The USPS's competitive advantage lies in the fact that it already delivers to every house in America and analysts estimate it can do so for around a quarter of the cost charged by United Parcel Service Inc and FedEx Corp, which are both competitors and customers of the USPS.
"The U.S. Postal Service has the ultimate last-mile delivery network, so it has a real opportunity here," said Vinnie DeAngelis, vice president of postal relations at Neopost USA, which provides tracking and other software for e-commerce retailers and delivery companies.
According to shipment-tracking software developer ShipMatrix Inc, in 2013 the USPS accounted for 59.2 percent of e-commerce deliveries, while UPS accounted for 31.9 percent and FedEx 8.9 percent. The USPS has predicted holiday package volume growth of around 12 percent this year from Nov. 17 to Christmas.
In the years ahead, the USPS expects 80 percent of U.S. ZIP codes will see "significantly more business," Manabe said. But many of the USPS's current delivery vehicles are more than 25 years old and built for mail instead of larger packages.
"They (the USPS) tend to operate smaller vehicles that really cube out (fill up) pretty quickly as opposed to the network we have in place," FedEx Executive Vice President Michael Glenn said during a Dec. 17 earnings conference call with analysts. Delivery companies measure their vehicles' three-dimensional space in cubes.
The USPS plans to spend more than $10 billion over the next four years on a new fleet of vehicles. Manabe said that could mean three or four different sizes of vehicles to handle different package volumes in urban and rural areas.
Some industry experts are concerned that the USPS, whose operations are dictated by Congress, may have trouble handling e-commerce growth due to its quasi-government unionized workers.
"When I think about the USPS business model, I don't believe they are ever going to get the productivity of FedEx or UPS," said Brian Hancock, a board member of the Council of Supply Chain Management Professionals.
But Manabe insists the unionized work force is on board and recognizes the importance of e-commerce.

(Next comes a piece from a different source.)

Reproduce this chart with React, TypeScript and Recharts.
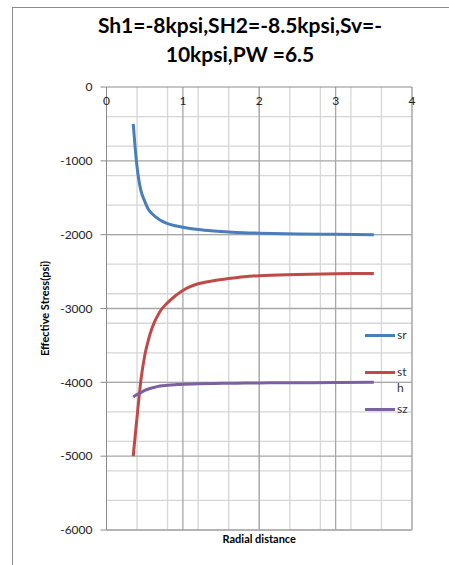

The last few delivery days before Christmas have been a test for the USPS. After struggling with a late surge in online orders last year that left an estimated 2 million packages stranded on Christmas Eve, UPS and FedEx both made it clear this year that they would reject a last-minute flood of packages if it threatened their systems.
Rick Jones, a former UPS executive and now CEO of regional delivery company Lone Star Overnight, says that for many retailers this holiday season, the USPS may have become the carrier of last resort.
"The question is whether their smaller vehicles, which are designed for mail rather than packages, could handle the extra volume," he said.